How to Force an Article to go Viral
Your natural tendency when visiting a site is to find what I’m looking for, and move along. What do I need to do to get you to take a moment and share this post with your following?
Violate Your Schema:
Sounds dirty. It’s not.
When I say, “Violate your schema” what I really mean is, “Make you rethink what you thought to be true”.
A schema is an outline or model of things. It’s short for schematic, which is a blue print of something. Everything has a schema. For example, our schema for soup is a liquid or semi-liquid with vegetables or sometimes meat in it. Our schema for work is getting up early, traveling to an office and helping a company make money for 8 -10 hours.
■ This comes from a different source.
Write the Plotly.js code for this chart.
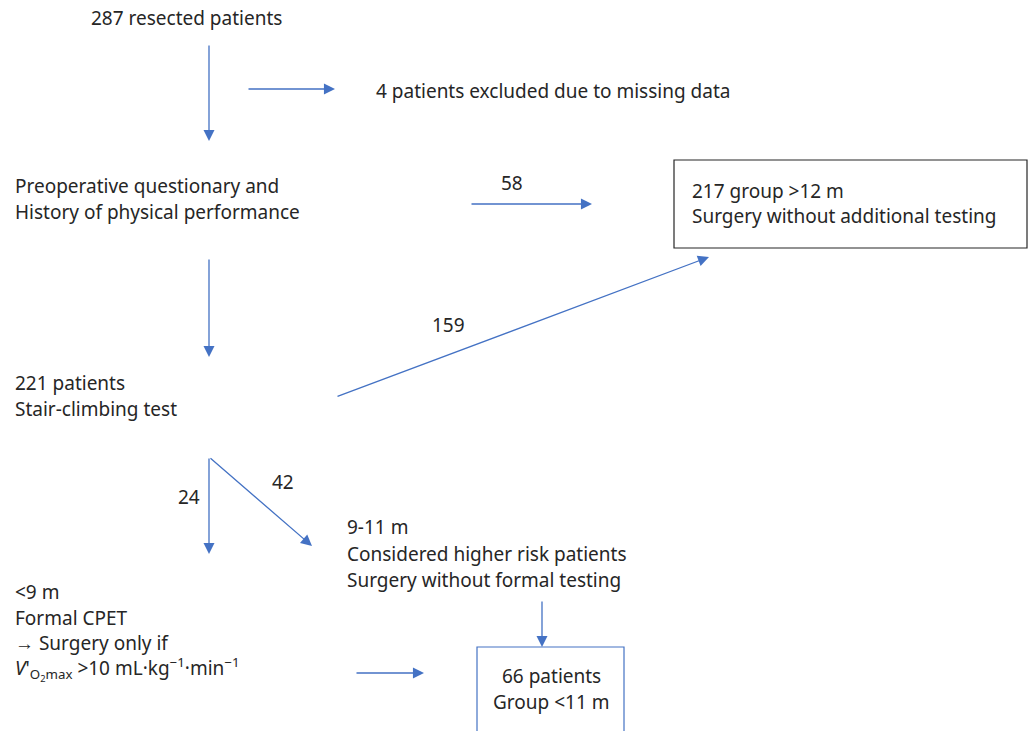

Our schema for driving a car, in the US at least, is to drive on the left side of the road.
When you violate a schema, you no longer follow the blue print. If a car drove itself, it would violate our schema of driving. That’s why Google’s driverless car is so fascinating. It makes us rethink our concept of driving a vehicle. Our schema is broken, and we need to form a new one. To do that we usually look for trusted input from others, which prompts conversation and dialog. After we create a new schema, we have an urge for others to adopt the new schema as well, so we tell others about it.
A Few Examples:
- What would you do if you saw a homeless man trying to give away money?
- How about a company who cares more about employees than profit?
- A world champion sumo wrestler that weighed 100 pounds?
You would probably tell others about it. Any type of content that violates a schema has the potential to be shared. The more extreme the violation, the more people will talk.
The Right Headline is 90% of the Battle
Consider the headline I used for this post, “How to force an article to go viral”. It in itself violates a schema. You can’t “force” content to go viral. But you clicked on it, because I created a gap in your knowledge. I claimed that you CAN force content to go viral, and I promised to show you how.
Unanswered questions are painful. Even if you don’t care about Kim Kardashian, if someone says, “Did you hear what happened to Kim Kardashian?” You’re going to want to know. There’s a gap in your knowledge, and even if the knowledge itself isn’t important, the fact that there is a gap in it is bothersome. We long to find answers to unanswered questions. Hence, we click.
There you have it:
Force content to go viral by violating schemas and enhancing your headlines by creating a gap in readers knowledge.